Meeting so many inspiring people at the Movers and Breakers conference at Uluru

Meeting so many inspiring people at the Movers and Breakers conference at Uluru

Last week I had the opportunity to go to Uluru as part of Business Chicks‘ Movers and Breakers conference.

In meeting 80+ people, (well, I didn’t meet that many, but I tried!) there were resources I use in my coaching and group workshops that came up again and again.

The Movers and Breakers in front of Uluru

The Movers and Breakers in front of Uluru

Most of the conversations where this came up, we were discussing:

  1. Self-renewal and emotionally intelligent communication for leaders
  2. Confidence for public speaking, and for ‘speaking up’ in crucial conversations
  3. A book on body language for business as a tool for greater understanding and opportunities to communicate better.

One of the many things I love about the work I have the privilege of doing is that it comes from evidence-based research- which means there are a stack of resources I’m delighted to share that are low, or no-cost pathways to increasing confidence, communication and resonant leadership.

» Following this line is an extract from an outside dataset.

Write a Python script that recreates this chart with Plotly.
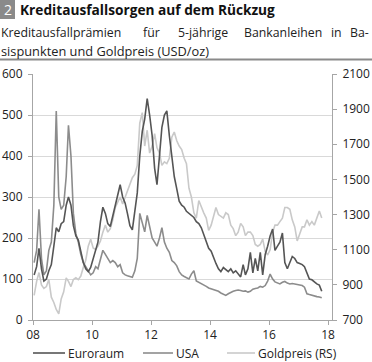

  1. Leading with emotional intelligence

    Inspiring Leadership Through Emotional Intelligence is a free online course though Coursera. It runs again in September, but I think you can sign up and watch the videos and read the readings until then. There is a book, Becoming a Resonant Leader connected to this, and the conference inspired me to start working through it with a study-buddy.

  2. Amy Cuddy’s power pose

    This came up a lot when discussion increasing confidence in public speaking situations, or speaking up in meetings.  I wrote about top three tips to get off the emotional rollercoaster of stage-fright earlier this year. It’s Amy Cuddy’s research that led me into further reading on an area that informs a lot of my current work, Embodied Cognition, which looks at how what we do with our body impacts on our thoughts and behaviours (try Sian Beilock’s How the Body Know Its Mind for more on this).

  3. Deeper understanding of nonverbal communication for negotiations and conversations in business.

    Gone are the days of the 80s where body-language was a party trick. These days, we call them nonverbals, and Ex-FBI specialist, Joe Navarro consults regularly with fortune 500 companies, and watches the nonverbals as part of due diligence. His book, Louder Than Words is directed specifically at the world of work.

Top tip for making learning stick?

In my studies as an educator (the beginning of a masters in education, part of studies in tertiary teaching when I was lecturing at universities) I learned that all the recent data points to this one thing: We learn better, and retain information better when we are in a community of learners.

That’s why I have a study-buddy for the Becoming a Resonant Leader workbook, and why I often initiate a community of practice around things that are important to me (songwriting, bands, meditation). I also know that at some conferences, we can learn things that have the potential to change  our world if we let them. We have a much greater opportunity to sustain that change if we are supported by others.

Grab a friend (or few) check out  and share the links above. They are low-cost, or even free, and will help you become a better leader and communicator.